Fix: ensure attestations capture version number and effective date, and de-publish obsolete versions.
“Policies exist, but procedures and tools do not match”
Fix: run a quarterly link check for referenced forms, registers, and processes, and log remediation.
“Local practices differ between France and Spain”
Fix: keep one group policy with a controlled local annex, then test annex adoption locally.
How naltilia can help
If your biggest bottleneck is evidence, not intent, automation helps. Naltilia can support policy management by connecting policies to your risk map and controls, orchestrating review and approval workflows, tracking attestations, and centralizing audit-ready evidence. This is especially useful in France/Spain groups where translations, local annexes, and distributed ownership make version control hard. If you want to reduce time spent chasing documents before audits, an evidence library and dashboards can make gaps visible early.
Soft next step: explore Naltilia at naltilia.com.
Frequently asked questions
What do auditors test first in policy management? They usually start with governance (who owns what), version control (single source of truth), and evidence of distribution and acknowledgement for key policies.
How often should policies be reviewed?
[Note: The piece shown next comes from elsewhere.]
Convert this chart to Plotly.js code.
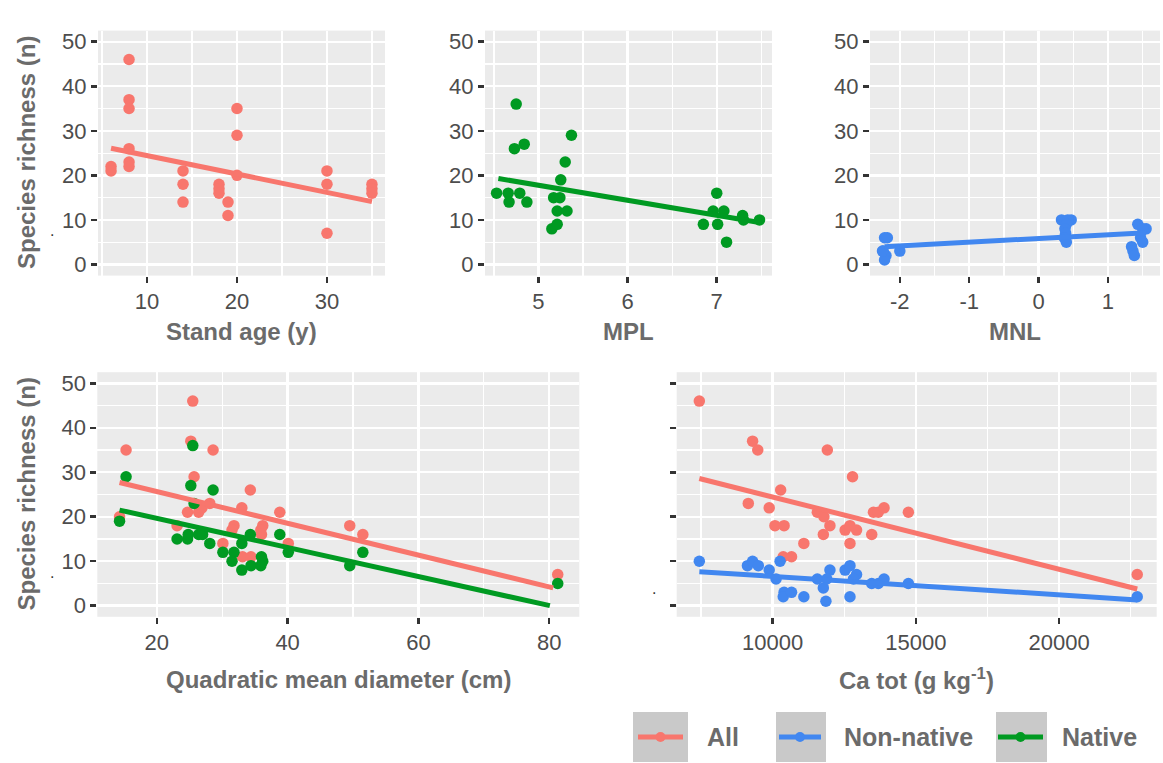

Typically at least annually for high-risk topics, but the defensible approach is risk-based: review sooner after legal changes, incidents, major process changes, or audit findings.
Do we need employee attestation for every policy? Generally no. Use attestations for high-risk policies and for material changes. For lower-risk topics, evidence of availability, communication, and targeted training may be sufficient.
How do we handle group policies across France and Spain? Use one controlled group policy with local annexes where needed (legal references, thresholds, reporting channels), and keep translations and annexes under the same version and approval rules.
How do ISO 37001 and UNE 19601/19603 change policy expectations? They increase emphasis on documented governance, operational controls, and demonstrable effectiveness. Policies should be mapped to controls, monitored, and supported with evidence that they work in practice.
This article is general information, not legal advice.